The National Handloom Development Corporation Limited has taken the initiative to hold this silk exhibition in the Capital. It has also been decided to make this exhibition, titled Silk-Fab an annual event.
Rhapsody in glass
The Capital witnessed a "Tiffany style" stained glass exhibition from November 3 to 5. The designer Meenakshi Salve exhibited around 180 of her choicest pieces, which included hand-painted photo frames, door glasses, centre tables and trays.
The attractions of the exhibition-cum-sale were the lampshades, which had been thoughtfully named “Cherries in Blossom”, “Rhapsody”, “Dew Drops” and “ Autumn ‘n’ Bloom”.
The Chinese Ambassador, Mr Hiroshi Hirabayashi, inaugurated the exhibition. The exhibition attracted a large number of connoisseurs.
The tree of dance
When nine young and creative minds meet, the result is the formation of a vibrant and dynamic whole.
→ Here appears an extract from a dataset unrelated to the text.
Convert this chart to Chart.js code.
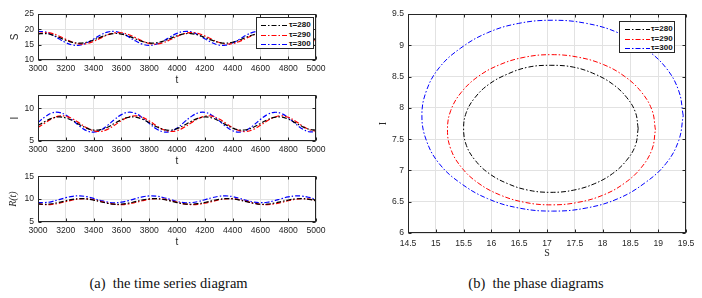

This is exactly how Nrityarutya, a troupe of nine talented dancers came into being.
“Nrityarutya is a Sanskrit word. It means the tree of dance. And we want to branch out like a tree through dance, which is why we call ourselves the Nrityarutya,” says the troupe's director and a full-time dancer, Mayuri Upadhya.
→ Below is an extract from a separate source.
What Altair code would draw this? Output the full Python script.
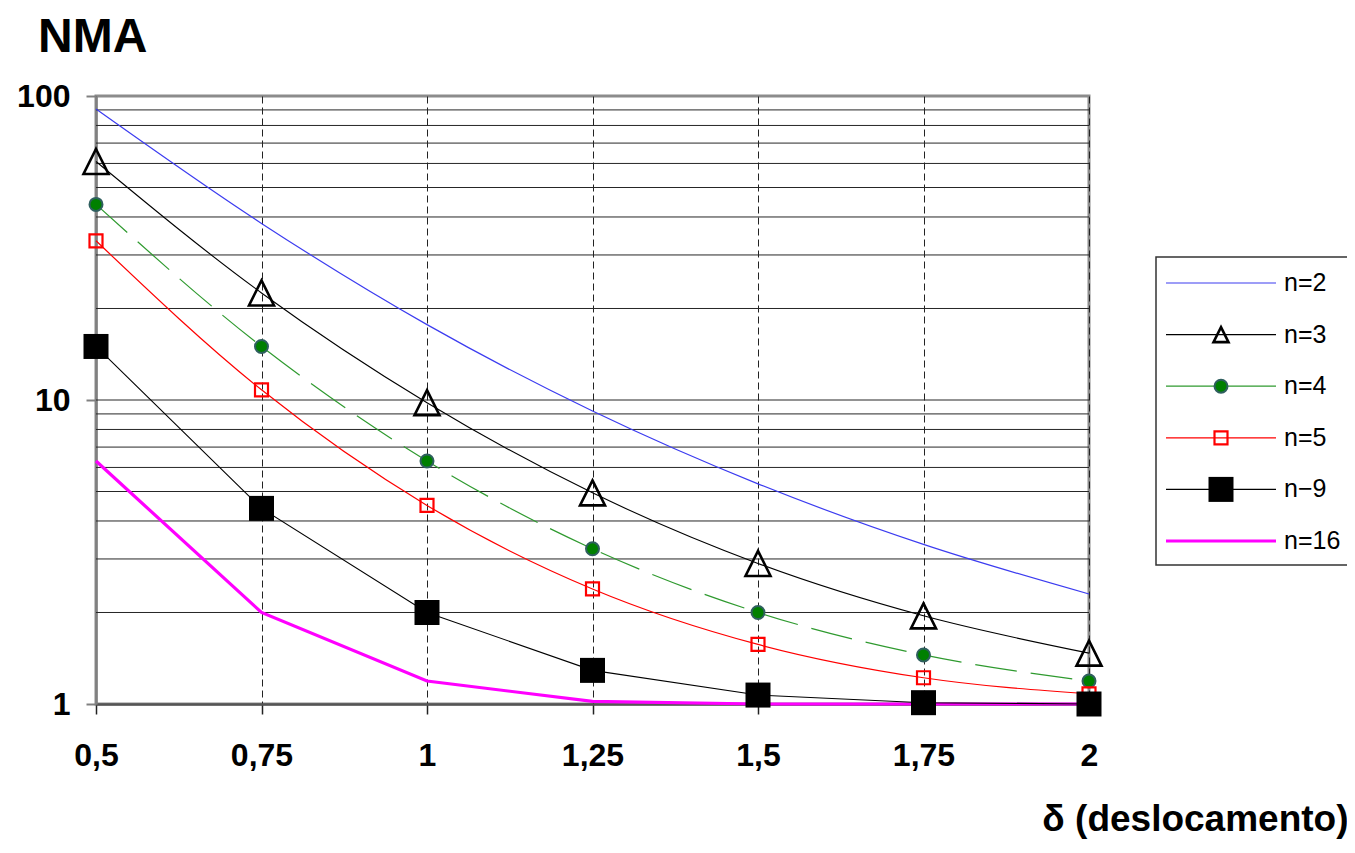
import altair as alt
import pandas as pd

# ---------------- data ----------------
DELTA = [0.5, 0.75, 1.0, 1.25, 1.5, 1.75, 2.0]
X_TICKS = [0.5, 0.75, 1.0, 1.25, 1.5, 1.75, 2.0]
SERIES = ["n=2", "n=3", "n=4", "n=5", "n=9", "n=16"]
LEGEND_LABELS = ["n=2", "n=3", "n=4", "n=5", "n\u22129", "n=16"]
NMA_N2 = [90.6, 38.1, 17.7, 9.2, 5.3, 3.35, 2.3]
NMA_N3 = [60.9, 22.5, 9.8, 4.95, 2.9, 1.95, 1.47]
NMA_N4 = [44.0, 15.0, 6.3, 3.24, 2.0, 1.45, 1.19]
NMA_N5 = [33.4, 10.8, 4.5, 2.39, 1.57, 1.22, 1.08]
NMA_N9 = [15.0, 4.4, 2.0, 1.29, 1.07, 1.01, 1.0]
NMA_N16 = [6.3, 2.0, 1.19, 1.02, 1.0, 1.0, 1.0]
Y_TICKS = [1, 10, 100]
GRID_Y = [2, 3, 4, 5, 6, 7, 8, 9, 10, 20, 30, 40, 50, 60, 70, 80, 90]
TITLE = "NMA"
X_TITLE = "\u03b4 (deslocamento)"

VALUES = [NMA_N2, NMA_N3, NMA_N4, NMA_N5, NMA_N9, NMA_N16]

rows = []
for s, vals in zip(SERIES, VALUES):
    for d, v in zip(DELTA, vals):
        rows.append({"series": s, "delta": d, "nma": v})
df = pd.DataFrame(rows)
grid_df = pd.DataFrame({"g": GRID_Y})
leg_df = pd.DataFrame({"label": LEGEND_LABELS})
one_df = pd.DataFrame({"k": [0]})

# ---------------- styles ----------------
TRI = "M0,-1L1,1L-1,1Z"
STYLE = {
    "n=2": dict(color="#3c3cf0", width=1.2, interp="monotone", dash=None, marker=None),
    "n=3": dict(color="#000000", width=1.1, interp="monotone", dash=None,
                marker=dict(shape=TRI, size=625, filled=False, stroke="#000000", sw=2.6, fill=None),
                lsize=225),
    "n=4": dict(color="#2f9a2f", width=1.2, interp="monotone", dash=[42, 14],
                marker=dict(shape="circle", size=169, filled=True, stroke="#2f5f5f", sw=2, fill="#008000"),
                lsize=169),
    "n=5": dict(color="#ff0000", width=1.2, interp="monotone", dash=None,
                marker=dict(shape="square", size=169, filled=False, stroke="#ff0000", sw=2.2, fill=None),
                lsize=169),
    "n=9": dict(color="#000000", width=1.1, interp="linear", dash=None,
                marker=dict(shape="square", size=625, filled=True, stroke="#000000", sw=0, fill="#000000"),
                lsize=625),
    "n=16": dict(color="#ff00ff", width=3.2, interp="linear", dash=None, marker=None),
}

FONT = "Liberation Sans"

xs = alt.Scale(domain=[0.5, 2.0], nice=False, zero=False)
ys = alt.Scale(type="log", domain=[1, 100], nice=False)

x_axis = alt.Axis(
    values=X_TICKS,
    labelExpr="replace(format(datum.value, '~g'), '.', ',')",
    title=X_TITLE,
    grid=True, gridDash=[7, 4], gridColor="#222222", gridWidth=1,
    domainColor="#555555", domainWidth=2.5,
    tickColor="#222222", tickWidth=1.5, tickSize=10,
    labelFontSize=32, labelFontWeight="bold", labelColor="black",
    labelPadding=26, labelFlush=False, labelOverlap=False,
    titleFontSize=37, titleFontWeight="bold", titleColor="black",
    titleX=1252, titleY=126, titleAlign="right", titleBaseline="alphabetic",
)
y_axis = alt.Axis(
    values=Y_TICKS,
    labelExpr="format(datum.value, '.0f')",
    title=None, grid=False,
    domainColor="#808080", domainWidth=2.5,
    tickColor="#808080", tickWidth=2, tickSize=10,
    labelFontSize=32, labelFontWeight="bold", labelColor="black",
    labelPadding=16, labelFlush=False, labelOverlap=False,
)

X = alt.X("delta:Q", scale=xs, axis=x_axis)
Y = alt.Y("nma:Q", scale=ys, axis=y_axis)

grid = alt.Chart(grid_df).mark_rule(color="#262626", strokeWidth=1).encode(
    y=alt.Y("g:Q", scale=ys, axis=y_axis)
)

line_order = ["n=2", "n=3", "n=4", "n=5", "n=16", "n=9"]
layers = [grid]
for s in line_order:
    st = STYLE[s]
    kw = dict(color=st["color"], strokeWidth=st["width"], interpolate=st["interp"])
    if st["dash"]:
        kw["strokeDash"] = st["dash"]
    layers.append(
        alt.Chart(df).transform_filter(alt.datum.series == s).mark_line(**kw).encode(x=X, y=Y)
    )
for s in SERIES:
    m = STYLE[s]["marker"]
    if not m:
        continue
    kw = dict(shape=m["shape"], size=m["size"], filled=m["filled"], opacity=1,
              stroke=m["stroke"], strokeWidth=m["sw"])
    if m["fill"]:
        kw["fill"] = m["fill"]
    layers.append(
        alt.Chart(df).transform_filter(alt.datum.series == s).mark_point(**kw).encode(x=X, y=Y)
    )
main = alt.layer(*layers)

# ---------------- legend & title ----------------
LY = alt.Y("label:N", scale=alt.Scale(type="point", domain=LEGEND_LABELS, range=[187, 445], padding=0),
           axis=None)
leg_layers = [
    alt.Chart(one_df).mark_rect(fill="white", stroke="#333333", strokeWidth=1.5).encode(
        x=alt.value(1060), x2=alt.value(1300), y=alt.value(161), y2=alt.value(469)
    )
]
for i, s in enumerate(SERIES):
    st = STYLE[s]
    sub = leg_df.iloc[[i]]
    leg_layers.append(
        alt.Chart(sub).mark_rule(color=st["color"], strokeWidth=st["width"]).encode(
            x=alt.value(1070), x2=alt.value(1180), y=LY
        )
    )
    m = st["marker"]
    if m:
        kw = dict(shape=m["shape"], size=st["lsize"], filled=m["filled"], opacity=1,
                  stroke=m["stroke"], strokeWidth=m["sw"])
        if m["fill"]:
            kw["fill"] = m["fill"]
        leg_layers.append(alt.Chart(sub).mark_point(**kw).encode(x=alt.value(1125), y=LY))
leg_layers.append(
    alt.Chart(leg_df).mark_text(align="left", baseline="middle", fontSize=25, font=FONT, color="black").encode(
        x=alt.value(1188), y=LY, text="label:N"
    )
)
leg_layers.append(
    alt.Chart(one_df).mark_text(text=TITLE, align="left", baseline="alphabetic", fontSize=48,
                                fontWeight="bold", font=FONT, color="black").encode(
        x=alt.value(-58), y=alt.value(-44)
    )
)
legend = alt.layer(*leg_layers)

chart = (
    alt.layer(main, legend)
    .resolve_scale(y="independent")
    .properties(
        width=993, height=608,
        padding={"left": 88, "top": 88, "right": 258, "bottom": 138},
        autosize=alt.AutoSizeParams(type="none"),
    )
    .configure(font=FONT)
    .configure_view(stroke="#8c8c8c", strokeWidth=3)
)

chart.save("out.html", embed_options={"renderer": "svg", "actions": False})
Mayuri and Satish B G were in the Capital recently to perform at the unveiling of Tanishq's latest diamond collection. The two gave a splendid performance using a hoop for a prop. In one of the sequences, the hoop was used as a mirror, and the dancer portrayed a woman adorning herself with sringar. The dancers exhibited remarkable versatility and performed arduous dance steps with elan. “We are all trained in Kalaripayattu, the Indian form of martial arts from Kerala. Otherwise we are all from different dance schools. One is a Kathak dancers, other is an Odissi dancer, but the meeting point is Kalaripayattu,” said Satish B G who gave a scintillating performance along with Mayuri.
The troupe, which is just one and a half years old, has to its credit a number of performances mainly in Bangalore. "We are still young (as a troupe), but we are looking forward to such performances in different parts of the country,” pointed out Mayuri.
These talented dancers have taken on themselves to showcase the shlokas through dance mudras. “We will try to give it a contemporary look, we do not want to spoil the beauty of the shlokas. We are referring to the Vedas for the correct meaning of the shlokas so that we understand what we want to portray," revealed Mayuri. These youngsters who met in college and dance classes are today conducting workshops. “We conduct workshops for schoolchildren and also for corporate executives. These workshops act as stress-busters for the overworked executives,” added Satish, who is otherwise into graphic designing.
With age, mettle and confidence to do it, these youngsters are on the road to carve a niche in the world of dance, and that seems soon enough.
What do Julia Roberts, Vanessa Williams, and some CNN reporters have in common? Beauty, brains… nah! These modern young women have all been spotted sporting Hoops. Doesn’t ring a bell! Well diamond earrings in circular shape are the hottest things across the globe.
To ensure that our Bharatiya nari is not left behind, Tanishq has come up with its collection of diamond earring named “Hoopla”.
The collection, which is priced at Rs 8,200 upwards and has 40 designs to offer to the modern woman, is supposed to enhance the beauty of the Indian damsels.
And if you are still not convinced, here is what Saroja Y L, senior manager, sales and marketing has to say about Hoopla, " If you haven't worn diamond hoops before, you are missing out on one of the thrills in international fashion. Diamond hoops make a woman look and feel glamorous and youthful. Tanishq's Hoopla caters to the eternal desire of women to look forever young!"
Making one ponder
The Capital was recently starlit by the presence of the spectacular Sonali Bendre who dropped in for the music release of the much-awaited movie, "Tera Mera Saath Rahe". The movie has won its audience before its release, on the basis of its story and thoughtful presentation of emotions. The movie revolves around the lives of two brothers, Ajay Devgan who plays the older brother to a mentally challenged Dushyant. A sensitively woven piece, it explores the depths of human emotions, which often are turbulent and leave deep impressions. The movie unlike the other run-of-the-mill production compels one to ponder.
With an acclaimed star-cast to do justice to its theme, the movie is expected to do well at the box office. And as the filmmakers proclaim, the film will make you cry and instil in you a social message whether handicapped is a dependent or dependency itself is a handicap.
After ‘Fire’, it is the storm
Noted for her histrionics, which manage to set the screen on 'Fire', Nandita Das, the dusky actress, was in the Capital as part of a pre-launch campaign for her new venture Bhawandar.
Nandita plays the role of a rural woman in the movie, which is based on a real life story. Like her previous films this one too has managed to raise a Bhawandar (storm). She has received flak from the industry detractors for portraying reality. But the actress refuses to play part, and is determined to continue to act in what she calls, “real films”. In Bhawandar, Nandita plays the role of a social worker, Bhanvri Devi, who is gang-raped and thus begins her fight for justice. The movie has been shot in Rajasthan and is set for a November release. The cast includes stalwarts like Deepti Naval and Raghuvir Yadav. Produced and directed by Jagmohan Mundra, Bhawandar will be another feather in Nandita’s crown.